Não foi a primeira vez que a equipe técnica ligada ao Ministério da Educação, sob o comando do ministro Mendonça Filho (DEM-PE), cometeu “equívocos” em relação ao ensino médio público e, após manifestações da sociedade, precisou voltar atrás, minimizando os impactos, num tom de “não é bem assim”. Em setembro deste ano, afirmou ter divulgado a “versão errada” da Medida Provisória 746, que reestrutura o currículo do ensino médio do país. A versão corrigida foi publicada em edição extra do Diário Oficial da União, devolvendo a obrigatoriedade de artes, educação física, filosofia e sociologia até que seja concluída outra etapa da reforma.
A retirada maciça dos campi de institutos federais causa uma distorção no retrato, “fica aquela ideia de que as instituições públicas são todas ruins”.

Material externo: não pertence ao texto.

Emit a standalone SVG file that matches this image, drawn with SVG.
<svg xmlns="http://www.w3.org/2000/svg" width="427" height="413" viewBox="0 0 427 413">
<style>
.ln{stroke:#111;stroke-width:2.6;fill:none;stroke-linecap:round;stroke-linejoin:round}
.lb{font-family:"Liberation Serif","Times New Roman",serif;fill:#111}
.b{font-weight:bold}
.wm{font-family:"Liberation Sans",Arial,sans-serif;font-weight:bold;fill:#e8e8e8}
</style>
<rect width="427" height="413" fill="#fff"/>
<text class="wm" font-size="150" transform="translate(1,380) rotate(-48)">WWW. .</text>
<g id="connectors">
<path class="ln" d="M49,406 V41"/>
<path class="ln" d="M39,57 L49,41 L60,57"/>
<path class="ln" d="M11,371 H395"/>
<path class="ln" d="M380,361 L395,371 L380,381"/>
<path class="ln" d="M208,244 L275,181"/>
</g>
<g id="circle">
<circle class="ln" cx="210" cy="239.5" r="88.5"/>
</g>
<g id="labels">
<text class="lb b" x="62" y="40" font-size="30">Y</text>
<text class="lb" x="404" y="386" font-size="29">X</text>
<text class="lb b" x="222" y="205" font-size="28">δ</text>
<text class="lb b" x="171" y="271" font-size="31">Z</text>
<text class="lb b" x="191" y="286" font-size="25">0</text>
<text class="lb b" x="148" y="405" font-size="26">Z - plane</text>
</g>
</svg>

O erro técnico não tinha sido a primeira resposta do instituto. Denio Rebello Arantes buscou explicações quando notou a ausência da escola que ele dirige, o Instituto Federal do Espírito Santo (Ifes), a então melhor escola pública do país. Sua instituição tinha sido a 22ª colocada no ranking geral (que inclui públicas e particulares), segundo o Enem 2014.
“Primeiro eles disseram que era isso mesmo, que a portaria mandava isso. Depois teve uma segunda resposta, dizendo que iriam liberar os resultados”, afirma Arantes em entrevista ao The Intercept Brasil. Em sua primeira resposta aos questionamentos do Ifes, o Inep respondeu que “os Institutos Federais faziam parte do público alvo na edição de 2014, mas não na de 2015”. O edital do Enem 2015, no entanto, dedica um anexo inteiro à lista de institutos federais participantes.O Inep voltou atrás depois da repercussão no Conselho Nacional das Instituições da Rede Federal de Educação Profissional, Científica e Tecnológica (Conif) se manifestar pedindo uma reunião com o instituto.

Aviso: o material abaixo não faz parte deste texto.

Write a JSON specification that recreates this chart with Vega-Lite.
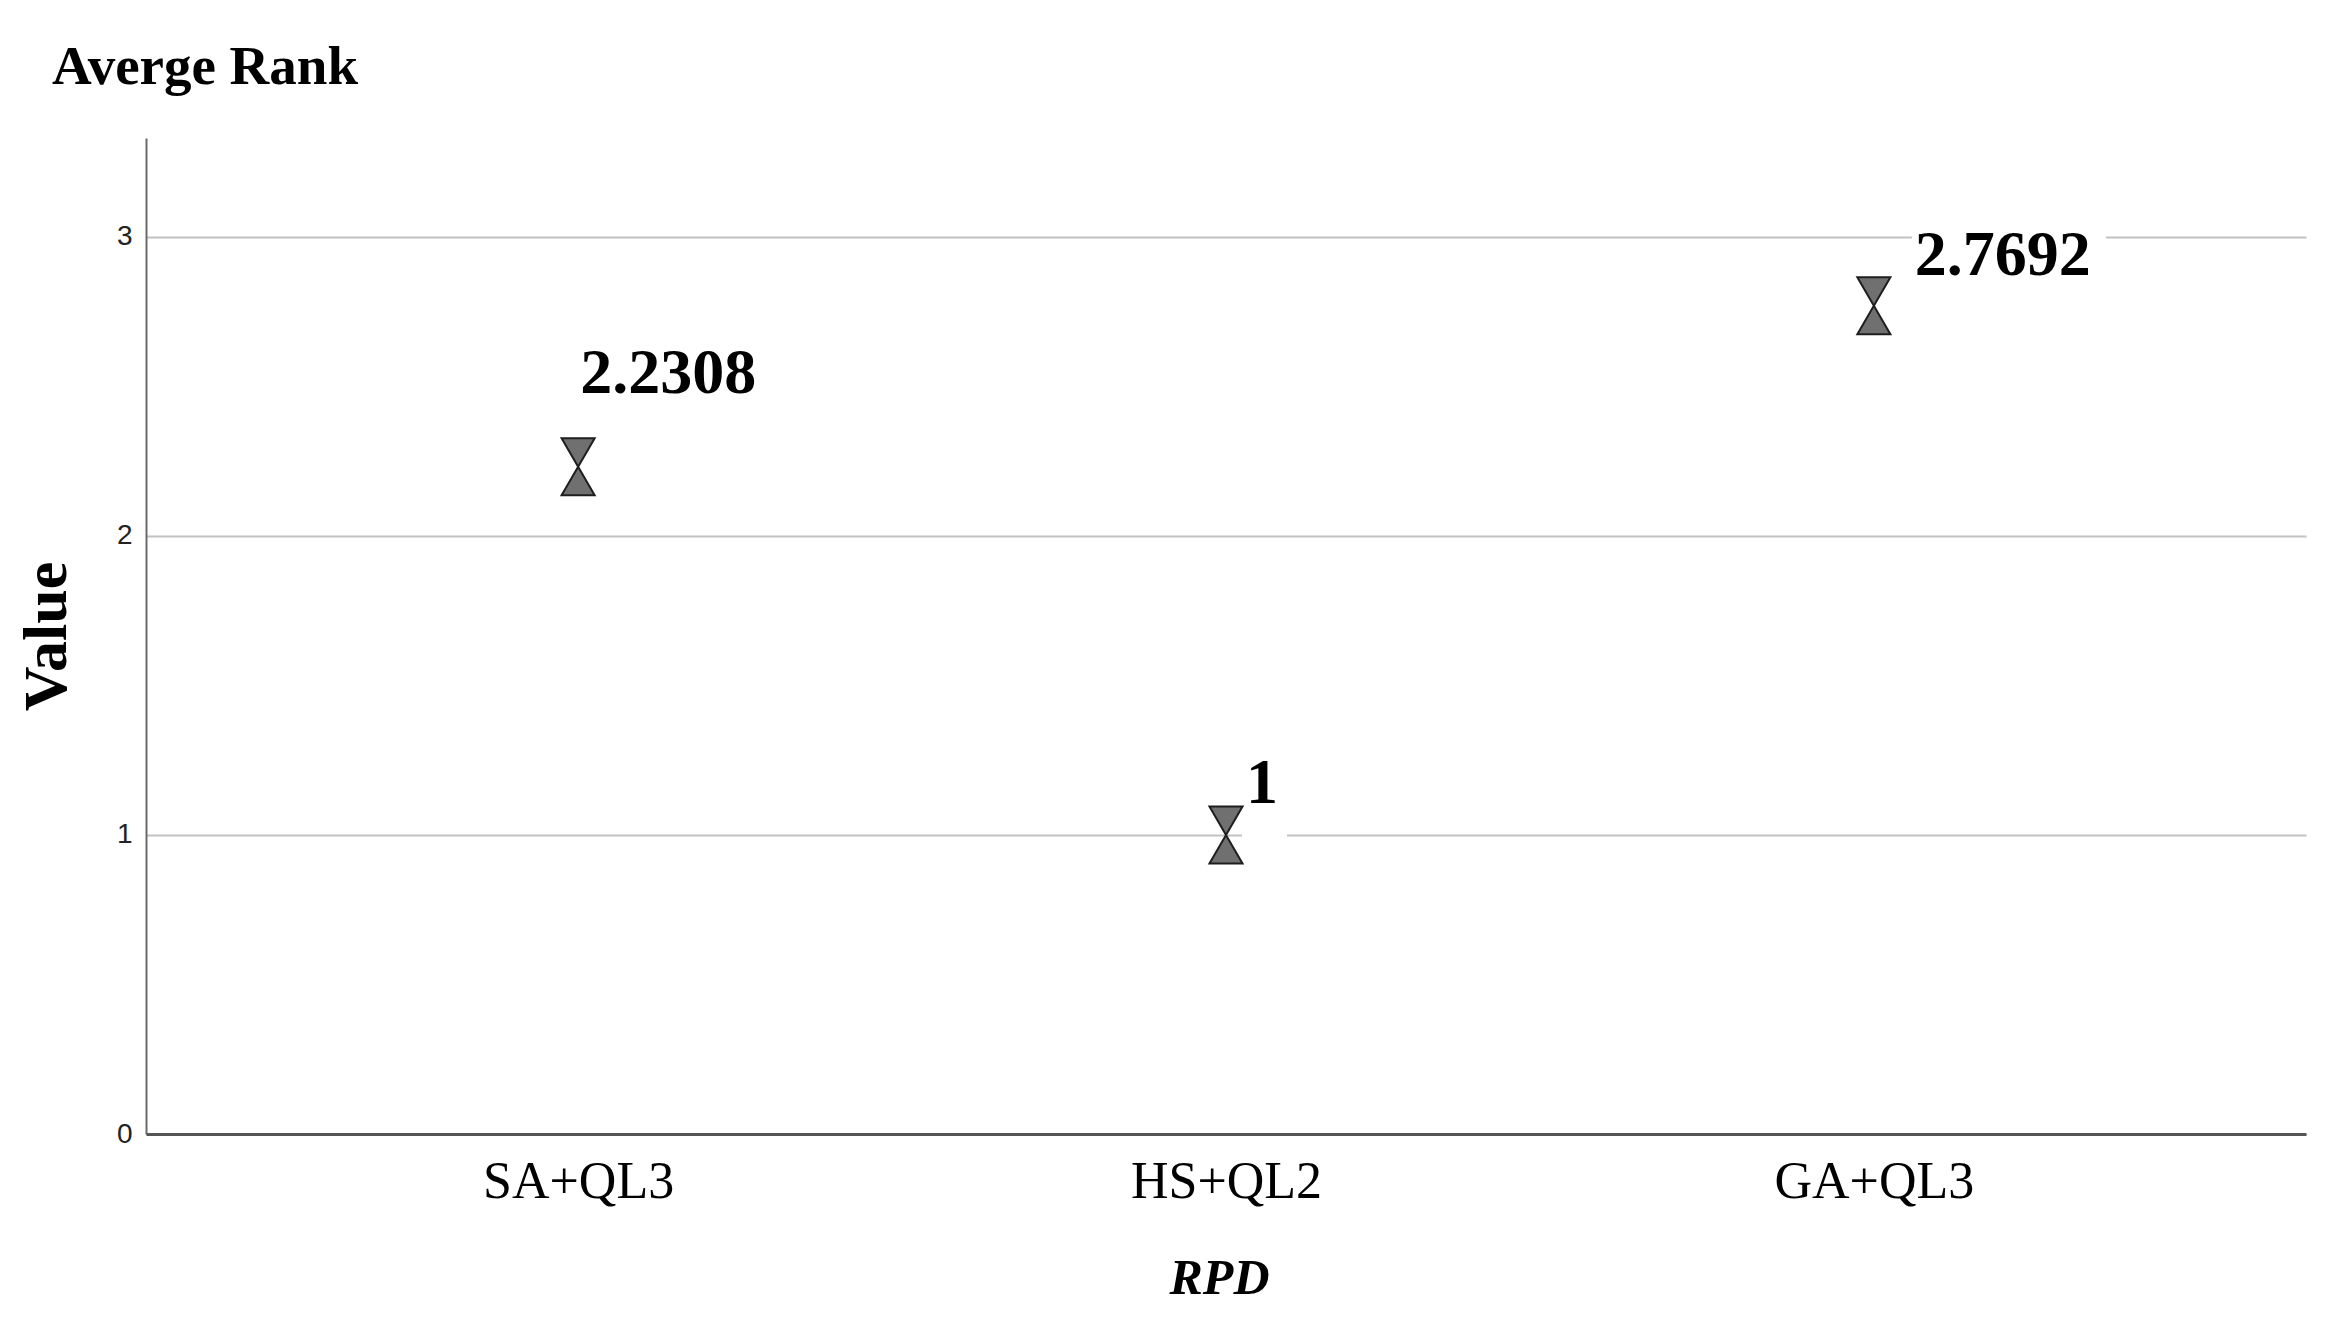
{
  "$schema": "https://vega.github.io/schema/vega-lite/v6.json",
  "description": "Average rank of RPD methods, SPSS-style mean markers with value labels",
  "autosize": {"type": "none"},
  "width": 2160,
  "height": 996,
  "padding": {"left": 146, "top": 138, "right": 42, "bottom": 202},
  "background": "white",
  "title": {
    "text": "Averge Rank",
    "anchor": "start",
    "frame": "group",
    "dx": -94,
    "offset": -1,
    "baseline": "alphabetic",
    "font": "Liberation Serif",
    "fontWeight": "bold",
    "fontSize": 55,
    "color": "black"
  },
  "config": {"view": {"stroke": null}},
  "datasets": {
    "ranks": [
      {"method": "SA+QL3", "value": 2.2308, "label": "2.2308"},
      {"method": "HS+QL2", "value": 1, "label": "1"},
      {"method": "GA+QL3", "value": 2.7692, "label": "2.7692"}
    ]
  },
  "data": {"name": "ranks"},
  "encoding": {
    "x": {
      "field": "method",
      "type": "nominal",
      "sort": ["SA+QL3", "HS+QL2", "GA+QL3"],
      "title": "RPD",
      "scale": {"type": "point", "padding": 0.667},
      "axis": {
        "ticks": false,
        "tickSize": 0,
        "grid": false,
        "domainColor": "#555555",
        "domainWidth": 3,
        "labelAngle": 0,
        "labelLimit": 0,
        "labelFont": "Liberation Serif",
        "labelFontSize": 52,
        "labelColor": "black",
        "labelBaseline": "alphabetic",
        "labelPadding": 63,
        "titleFont": "Liberation Serif",
        "titleFontWeight": "bold",
        "titleFontStyle": "italic",
        "titleFontSize": 50,
        "titleColor": "black",
        "titleBaseline": "alphabetic",
        "titleX": 1073,
        "titleY": 159
      }
    },
    "y": {
      "field": "value",
      "type": "quantitative",
      "title": "Value",
      "scale": {"domain": [0, 3.33], "nice": false},
      "axis": {
        "values": [0, 1, 2, 3],
        "grid": true,
        "gridColor": "#c2c2c2",
        "gridWidth": 2,
        "ticks": false,
        "tickSize": 0,
        "domainColor": "#6a6a6a",
        "domainWidth": 2,
        "labelFont": "Liberation Sans",
        "labelFontSize": 28,
        "labelColor": "#222222",
        "labelPadding": 14,
        "titleFont": "Liberation Serif",
        "titleFontWeight": "bold",
        "titleFontSize": 62,
        "titleColor": "black",
        "titleAngle": -90,
        "titleAlign": "center",
        "titleBaseline": "alphabetic",
        "titleX": -81,
        "titleY": 498
      }
    }
  },
  "layer": [
    {
      "transform": [{"filter": "datum.method === 'HS+QL2'"}],
      "mark": {"type": "rect", "fill": "white", "xOffset": 16, "x2Offset": 61, "yOffset": 10, "y2Offset": -80},
      "encoding": {"x2": {"field": "method"}, "y2": {"field": "value"}}
    },
    {
      "transform": [{"filter": "datum.method === 'GA+QL3'"}],
      "mark": {"type": "rect", "fill": "white", "xOffset": 38, "x2Offset": 232, "yOffset": -16, "y2Offset": -81},
      "encoding": {"x2": {"field": "method"}, "y2": {"field": "value"}}
    },
    {
      "mark": {
        "type": "point",
        "shape": "M-0.58,-1H0.58L-0.58,1H0.58Z",
        "size": 3249,
        "filled": true,
        "fill": "#707070",
        "stroke": "#1e1e1e",
        "strokeWidth": 2,
        "opacity": 1
      }
    },
    {
      "transform": [{"filter": "datum.method === 'SA+QL3'"}],
      "mark": {"type": "text", "align": "left", "baseline": "alphabetic", "dx": 2, "dy": -74, "font": "Liberation Serif", "fontWeight": "bold", "fontSize": 64, "color": "black"},
      "encoding": {"text": {"field": "label"}}
    },
    {
      "transform": [{"filter": "datum.method === 'HS+QL2'"}],
      "mark": {"type": "text", "align": "left", "baseline": "alphabetic", "dx": 20, "dy": -32, "font": "Liberation Serif", "fontWeight": "bold", "fontSize": 64, "color": "black"},
      "encoding": {"text": {"field": "label"}}
    },
    {
      "transform": [{"filter": "datum.method === 'GA+QL3'"}],
      "mark": {"type": "text", "align": "left", "baseline": "alphabetic", "dx": 41, "dy": -31, "font": "Liberation Serif", "fontWeight": "bold", "fontSize": 64, "color": "black"},
      "encoding": {"text": {"field": "label"}}
    }
  ]
}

“As instituições da rede vêm crescendo positivamente no ranking. Portanto, tínhamos uma expectativa diferente para a divulgação do resultado. Cabe-nos, agora, dialogar e tentar reverter esta situação”, protestou o presidente da confederação Marcelo Bender Machado em nota divulgada pela organização.
O Conif já pediu ao Inep o número de alunos afetados pelo “equívoco” – estima-se que existam 250 mil estudantes matriculados na rede federal de ensino técnico integrado.
Dos 275 institutos e centros de educação tecnológica federais que haviam sido incluídas na divulgação do ano passado, apenas 12, ou 4% do total, estão presentes na lista de divulgação deste ano. E isso não significa que seus alunos não fizeram a prova, pelo contrário: eles estão impossibilitados de ver os resultados no exame e, por consequência, de atestarem a conclusão do ensino médio, já que a prova serve como certificado de conclusão de curso.
“Se certificamos os alunos, como não temos o resultado? Chega a ser um desperdício de dinheiro público avaliar esse monte de gente e depois não dar o resultado”, questiona Arantes. Para ele, a retirada maciça dos campi de institutos federais causa uma distorção no retrato, “fica aquela ideia de que as instituições públicas são todas ruins”. Mas ele diz preferir “acreditar que foi um erro”.